• _What is being asked_
You are to retype all of the data exactly as it appears.

• _Data shown_
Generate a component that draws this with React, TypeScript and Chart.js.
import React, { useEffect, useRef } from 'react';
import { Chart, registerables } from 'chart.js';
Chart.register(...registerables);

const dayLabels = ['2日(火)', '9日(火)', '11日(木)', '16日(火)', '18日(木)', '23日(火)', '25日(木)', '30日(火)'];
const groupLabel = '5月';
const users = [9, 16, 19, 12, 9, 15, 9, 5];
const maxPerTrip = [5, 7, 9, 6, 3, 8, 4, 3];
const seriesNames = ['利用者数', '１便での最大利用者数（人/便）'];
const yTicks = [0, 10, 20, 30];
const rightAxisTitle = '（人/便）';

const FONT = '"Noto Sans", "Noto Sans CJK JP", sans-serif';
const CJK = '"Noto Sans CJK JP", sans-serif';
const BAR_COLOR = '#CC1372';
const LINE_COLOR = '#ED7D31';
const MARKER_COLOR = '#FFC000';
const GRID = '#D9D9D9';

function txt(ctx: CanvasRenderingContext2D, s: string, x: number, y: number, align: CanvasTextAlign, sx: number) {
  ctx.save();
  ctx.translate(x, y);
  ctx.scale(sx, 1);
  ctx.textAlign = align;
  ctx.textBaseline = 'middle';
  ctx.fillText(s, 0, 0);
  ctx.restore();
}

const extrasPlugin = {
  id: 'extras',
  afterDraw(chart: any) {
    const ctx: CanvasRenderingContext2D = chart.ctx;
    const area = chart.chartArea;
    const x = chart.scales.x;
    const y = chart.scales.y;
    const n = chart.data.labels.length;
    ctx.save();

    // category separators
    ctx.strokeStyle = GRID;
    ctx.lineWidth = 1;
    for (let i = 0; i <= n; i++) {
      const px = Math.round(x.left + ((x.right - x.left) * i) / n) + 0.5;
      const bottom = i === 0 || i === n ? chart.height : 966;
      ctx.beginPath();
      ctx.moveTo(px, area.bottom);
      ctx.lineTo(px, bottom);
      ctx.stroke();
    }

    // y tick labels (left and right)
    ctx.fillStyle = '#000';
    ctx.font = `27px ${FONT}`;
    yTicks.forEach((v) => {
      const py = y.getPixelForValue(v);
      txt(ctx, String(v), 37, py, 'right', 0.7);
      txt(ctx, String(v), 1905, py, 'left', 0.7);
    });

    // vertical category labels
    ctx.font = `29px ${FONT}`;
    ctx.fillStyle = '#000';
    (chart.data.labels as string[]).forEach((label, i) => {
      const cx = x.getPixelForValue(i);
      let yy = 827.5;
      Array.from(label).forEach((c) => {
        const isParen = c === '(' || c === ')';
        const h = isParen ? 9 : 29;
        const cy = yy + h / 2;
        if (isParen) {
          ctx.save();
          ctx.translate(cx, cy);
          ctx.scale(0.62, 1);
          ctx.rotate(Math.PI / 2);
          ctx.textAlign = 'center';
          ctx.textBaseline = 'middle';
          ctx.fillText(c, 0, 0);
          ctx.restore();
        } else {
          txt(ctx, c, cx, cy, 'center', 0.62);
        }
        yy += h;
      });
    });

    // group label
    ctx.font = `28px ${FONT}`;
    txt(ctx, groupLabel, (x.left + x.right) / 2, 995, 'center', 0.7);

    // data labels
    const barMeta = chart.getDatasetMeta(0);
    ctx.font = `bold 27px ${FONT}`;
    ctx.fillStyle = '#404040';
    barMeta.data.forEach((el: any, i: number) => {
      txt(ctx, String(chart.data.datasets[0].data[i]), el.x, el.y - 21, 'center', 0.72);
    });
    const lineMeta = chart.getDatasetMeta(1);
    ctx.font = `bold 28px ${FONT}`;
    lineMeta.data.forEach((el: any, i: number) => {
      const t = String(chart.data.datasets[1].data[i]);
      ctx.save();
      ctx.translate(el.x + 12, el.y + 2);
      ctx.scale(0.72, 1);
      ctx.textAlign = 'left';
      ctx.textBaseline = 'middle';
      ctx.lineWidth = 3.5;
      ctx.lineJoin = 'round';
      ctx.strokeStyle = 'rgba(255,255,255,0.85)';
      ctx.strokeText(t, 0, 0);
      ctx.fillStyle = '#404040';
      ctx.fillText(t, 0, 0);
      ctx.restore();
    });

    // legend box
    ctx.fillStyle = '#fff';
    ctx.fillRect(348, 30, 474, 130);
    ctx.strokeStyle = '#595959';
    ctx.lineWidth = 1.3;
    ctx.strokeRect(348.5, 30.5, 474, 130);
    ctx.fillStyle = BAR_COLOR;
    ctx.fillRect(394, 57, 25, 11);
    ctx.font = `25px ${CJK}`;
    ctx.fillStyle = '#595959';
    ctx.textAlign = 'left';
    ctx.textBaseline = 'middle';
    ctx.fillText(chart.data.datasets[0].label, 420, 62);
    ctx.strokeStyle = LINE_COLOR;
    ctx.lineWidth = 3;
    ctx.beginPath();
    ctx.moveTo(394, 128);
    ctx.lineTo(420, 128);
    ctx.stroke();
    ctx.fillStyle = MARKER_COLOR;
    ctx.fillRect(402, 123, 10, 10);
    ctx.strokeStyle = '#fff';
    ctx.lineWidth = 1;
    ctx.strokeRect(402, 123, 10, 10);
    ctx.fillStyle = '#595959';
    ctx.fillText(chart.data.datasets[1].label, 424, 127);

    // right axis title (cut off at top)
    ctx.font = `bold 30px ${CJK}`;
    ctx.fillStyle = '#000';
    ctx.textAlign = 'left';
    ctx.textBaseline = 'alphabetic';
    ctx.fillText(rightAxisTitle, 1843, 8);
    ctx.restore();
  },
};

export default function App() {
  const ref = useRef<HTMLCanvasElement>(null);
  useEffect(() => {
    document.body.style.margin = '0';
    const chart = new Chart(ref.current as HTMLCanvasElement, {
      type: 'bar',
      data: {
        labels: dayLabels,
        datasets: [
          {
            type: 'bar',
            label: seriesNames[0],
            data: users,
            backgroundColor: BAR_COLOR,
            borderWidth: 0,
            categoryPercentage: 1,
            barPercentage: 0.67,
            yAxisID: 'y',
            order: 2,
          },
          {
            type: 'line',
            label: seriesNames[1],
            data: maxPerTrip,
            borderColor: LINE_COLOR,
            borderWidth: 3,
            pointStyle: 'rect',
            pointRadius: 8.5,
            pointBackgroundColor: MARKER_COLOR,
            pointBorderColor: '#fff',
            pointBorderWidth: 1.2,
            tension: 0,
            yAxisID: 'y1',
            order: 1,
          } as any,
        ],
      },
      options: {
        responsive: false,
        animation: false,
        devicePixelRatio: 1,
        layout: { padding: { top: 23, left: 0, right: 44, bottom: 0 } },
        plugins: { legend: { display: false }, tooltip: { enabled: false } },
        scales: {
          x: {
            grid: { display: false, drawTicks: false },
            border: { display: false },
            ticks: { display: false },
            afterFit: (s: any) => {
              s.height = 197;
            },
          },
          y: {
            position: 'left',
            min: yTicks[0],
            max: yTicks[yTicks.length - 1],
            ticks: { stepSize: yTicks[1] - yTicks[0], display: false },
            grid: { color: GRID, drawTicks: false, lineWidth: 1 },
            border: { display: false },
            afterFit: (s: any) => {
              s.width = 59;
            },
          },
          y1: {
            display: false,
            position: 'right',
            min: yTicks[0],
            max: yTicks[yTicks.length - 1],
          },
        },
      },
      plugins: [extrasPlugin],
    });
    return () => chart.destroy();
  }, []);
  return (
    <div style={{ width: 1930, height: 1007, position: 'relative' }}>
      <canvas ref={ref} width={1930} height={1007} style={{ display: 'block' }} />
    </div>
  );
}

• _Response for this exercise_
Generate a component that draws this with React, TypeScript and Chart.js.
import React, { useEffect, useRef } from 'react';
import { Chart, registerables } from 'chart.js';
Chart.register(...registerables);

const dayLabels = ['2日(火)', '9日(火)', '11日(木)', '16日(火)', '18日(木)', '23日(火)', '25日(木)', '30日(火)'];
const groupLabel = '5月';
const users = [9, 16, 19, 12, 9, 15, 9, 5];
const maxPerTrip = [5, 7, 9, 6, 3, 8, 4, 3];
const seriesNames = ['利用者数', '１便での最大利用者数（人/便）'];
const yTicks = [0, 10, 20, 30];
const rightAxisTitle = '（人/便）';

const FONT = '"Noto Sans", "Noto Sans CJK JP", sans-serif';
const CJK = '"Noto Sans CJK JP", sans-serif';
const BAR_COLOR = '#CC1372';
const LINE_COLOR = '#ED7D31';
const MARKER_COLOR = '#FFC000';
const GRID = '#D9D9D9';

function txt(ctx: CanvasRenderingContext2D, s: string, x: number, y: number, align: CanvasTextAlign, sx: number) {
  ctx.save();
  ctx.translate(x, y);
  ctx.scale(sx, 1);
  ctx.textAlign = align;
  ctx.textBaseline = 'middle';
  ctx.fillText(s, 0, 0);
  ctx.restore();
}

const extrasPlugin = {
  id: 'extras',
  afterDraw(chart: any) {
    const ctx: CanvasRenderingContext2D = chart.ctx;
    const area = chart.chartArea;
    const x = chart.scales.x;
    const y = chart.scales.y;
    const n = chart.data.labels.length;
    ctx.save();

    // category separators
    ctx.strokeStyle = GRID;
    ctx.lineWidth = 1;
    for (let i = 0; i <= n; i++) {
      const px = Math.round(x.left + ((x.right - x.left) * i) / n) + 0.5;
      const bottom = i === 0 || i === n ? chart.height : 966;
      ctx.beginPath();
      ctx.moveTo(px, area.bottom);
      ctx.lineTo(px, bottom);
      ctx.stroke();
    }

    // y tick labels (left and right)
    ctx.fillStyle = '#000';
    ctx.font = `27px ${FONT}`;
    yTicks.forEach((v) => {
      const py = y.getPixelForValue(v);
      txt(ctx, String(v), 37, py, 'right', 0.7);
      txt(ctx, String(v), 1905, py, 'left', 0.7);
    });

    // vertical category labels
    ctx.font = `29px ${FONT}`;
    ctx.fillStyle = '#000';
    (chart.data.labels as string[]).forEach((label, i) => {
      const cx = x.getPixelForValue(i);
      let yy = 827.5;
      Array.from(label).forEach((c) => {
        const isParen = c === '(' || c === ')';
        const h = isParen ? 9 : 29;
        const cy = yy + h / 2;
        if (isParen) {
          ctx.save();
          ctx.translate(cx, cy);
          ctx.scale(0.62, 1);
          ctx.rotate(Math.PI / 2);
          ctx.textAlign = 'center';
          ctx.textBaseline = 'middle';
          ctx.fillText(c, 0, 0);
          ctx.restore();
        } else {
          txt(ctx, c, cx, cy, 'center', 0.62);
        }
        yy += h;
      });
    });

    // group label
    ctx.font = `28px ${FONT}`;
    txt(ctx, groupLabel, (x.left + x.right) / 2, 995, 'center', 0.7);

    // data labels
    const barMeta = chart.getDatasetMeta(0);
    ctx.font = `bold 27px ${FONT}`;
    ctx.fillStyle = '#404040';
    barMeta.data.forEach((el: any, i: number) => {
      txt(ctx, String(chart.data.datasets[0].data[i]), el.x, el.y - 21, 'center', 0.72);
    });
    const lineMeta = chart.getDatasetMeta(1);
    ctx.font = `bold 28px ${FONT}`;
    lineMeta.data.forEach((el: any, i: number) => {
      const t = String(chart.data.datasets[1].data[i]);
      ctx.save();
      ctx.translate(el.x + 12, el.y + 2);
      ctx.scale(0.72, 1);
      ctx.textAlign = 'left';
      ctx.textBaseline = 'middle';
      ctx.lineWidth = 3.5;
      ctx.lineJoin = 'round';
      ctx.strokeStyle = 'rgba(255,255,255,0.85)';
      ctx.strokeText(t, 0, 0);
      ctx.fillStyle = '#404040';
      ctx.fillText(t, 0, 0);
      ctx.restore();
    });

    // legend box
    ctx.fillStyle = '#fff';
    ctx.fillRect(348, 30, 474, 130);
    ctx.strokeStyle = '#595959';
    ctx.lineWidth = 1.3;
    ctx.strokeRect(348.5, 30.5, 474, 130);
    ctx.fillStyle = BAR_COLOR;
    ctx.fillRect(394, 57, 25, 11);
    ctx.font = `25px ${CJK}`;
    ctx.fillStyle = '#595959';
    ctx.textAlign = 'left';
    ctx.textBaseline = 'middle';
    ctx.fillText(chart.data.datasets[0].label, 420, 62);
    ctx.strokeStyle = LINE_COLOR;
    ctx.lineWidth = 3;
    ctx.beginPath();
    ctx.moveTo(394, 128);
    ctx.lineTo(420, 128);
    ctx.stroke();
    ctx.fillStyle = MARKER_COLOR;
    ctx.fillRect(402, 123, 10, 10);
    ctx.strokeStyle = '#fff';
    ctx.lineWidth = 1;
    ctx.strokeRect(402, 123, 10, 10);
    ctx.fillStyle = '#595959';
    ctx.fillText(chart.data.datasets[1].label, 424, 127);

    // right axis title (cut off at top)
    ctx.font = `bold 30px ${CJK}`;
    ctx.fillStyle = '#000';
    ctx.textAlign = 'left';
    ctx.textBaseline = 'alphabetic';
    ctx.fillText(rightAxisTitle, 1843, 8);
    ctx.restore();
  },
};

export default function App() {
  const ref = useRef<HTMLCanvasElement>(null);
  useEffect(() => {
    document.body.style.margin = '0';
    const chart = new Chart(ref.current as HTMLCanvasElement, {
      type: 'bar',
      data: {
        labels: dayLabels,
        datasets: [
          {
            type: 'bar',
            label: seriesNames[0],
            data: users,
            backgroundColor: BAR_COLOR,
            borderWidth: 0,
            categoryPercentage: 1,
            barPercentage: 0.67,
            yAxisID: 'y',
            order: 2,
          },
          {
            type: 'line',
            label: seriesNames[1],
            data: maxPerTrip,
            borderColor: LINE_COLOR,
            borderWidth: 3,
            pointStyle: 'rect',
            pointRadius: 8.5,
            pointBackgroundColor: MARKER_COLOR,
            pointBorderColor: '#fff',
            pointBorderWidth: 1.2,
            tension: 0,
            yAxisID: 'y1',
            order: 1,
          } as any,
        ],
      },
      options: {
        responsive: false,
        animation: false,
        devicePixelRatio: 1,
        layout: { padding: { top: 23, left: 0, right: 44, bottom: 0 } },
        plugins: { legend: { display: false }, tooltip: { enabled: false } },
        scales: {
          x: {
            grid: { display: false, drawTicks: false },
            border: { display: false },
            ticks: { display: false },
            afterFit: (s: any) => {
              s.height = 197;
            },
          },
          y: {
            position: 'left',
            min: yTicks[0],
            max: yTicks[yTicks.length - 1],
            ticks: { stepSize: yTicks[1] - yTicks[0], display: false },
            grid: { color: GRID, drawTicks: false, lineWidth: 1 },
            border: { display: false },
            afterFit: (s: any) => {
              s.width = 59;
            },
          },
          y1: {
            display: false,
            position: 'right',
            min: yTicks[0],
            max: yTicks[yTicks.length - 1],
          },
        },
      },
      plugins: [extrasPlugin],
    });
    return () => chart.destroy();
  }, []);
  return (
    <div style={{ width: 1930, height: 1007, position: 'relative' }}>
      <canvas ref={ref} width={1930} height={1007} style={{ display: 'block' }} />
    </div>
  );
}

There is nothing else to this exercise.